L399: The discussion needs more in-depth mechanisms explanation and not just a repetition of the results with a comparison of other studies.
L403: Can you give an estimated value of SOC stocks at national scale for comparison?
L415: What do you [they] mean by “managed” grassland?
L419: Yes, illustrating the crucial role to integrate the coarse fragments content, especially rocks and stone.
L425: And what about petrogenic organic matter?
L432-436: Did you try to compare the model results in high elevation with and without integrating pseudo-zero samples?
L451: Landolt-R is not really an estimation of the parent material properties.
L451-460: What are the uncertainties of Landolt-R and Landolt-H variables? Did you integrate these uncertainties into your model?
L471: Are there any bog and mire samples in your training dataset?
L497: pH conditions on carbonate bedrock could also limit microbial decomposition if they are too alkaline. See “optimal windows” from https://doi.org/10.1007/s10533-017-0410-1
L509: yes, but plant communities also depend of SOC content…
L515: Beware of circular reasoning: you predicted SOC using a variable that indicates high SOC content…
L530: And also the uncertainties due to the covariates themselves.
L549: Yes but this estimation remains highly uncertain, you didn’t estimate the soil depth.
L560: The spatial distribution of residuals was only assessed through visual representation. Did you use Moran’s I test to assess spatial autocorrelation?

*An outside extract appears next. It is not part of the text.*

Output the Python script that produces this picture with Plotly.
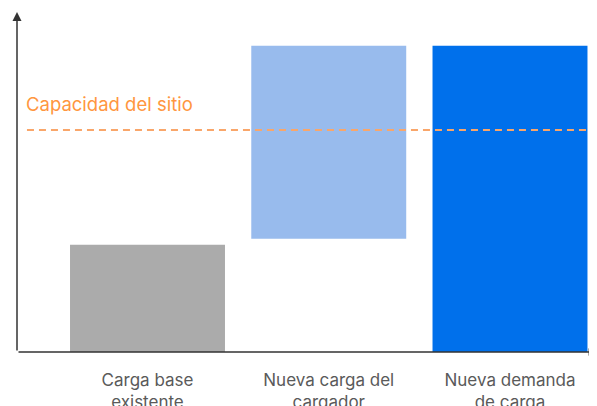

L568: Did you sample bogs and fens in your study?
L595: This is only true for upper grasslands. What about grasslands just above the treeline?
L599: I agree but the time scale between soil formation and SOC accumulation could be very different.
L609: You mean that MAOC could be saturated in alpine soils? This seems rather unlikely, given that such results are rarely observed at low elevations.
L622: The conclusion is concise, clear and summarizes well the main findings of the study.
Figure 1: Why are “forest” and “water/ice” include as cover class although they are not analyzed in the study?
Figure 2: It is debatable and not common to predict the rock fraction using pedotransfer function. The relationship between coarse content and depth is not obvious and it is dependent on the coarse fragment considered (stone, blocks, pebbles, …).
Figure 6: SOC decreases the soil pH, so the more the SOC content, the lower the soil pH. Thus, SOC could also explain the soil pH and the vegetation preference, and not the opposite.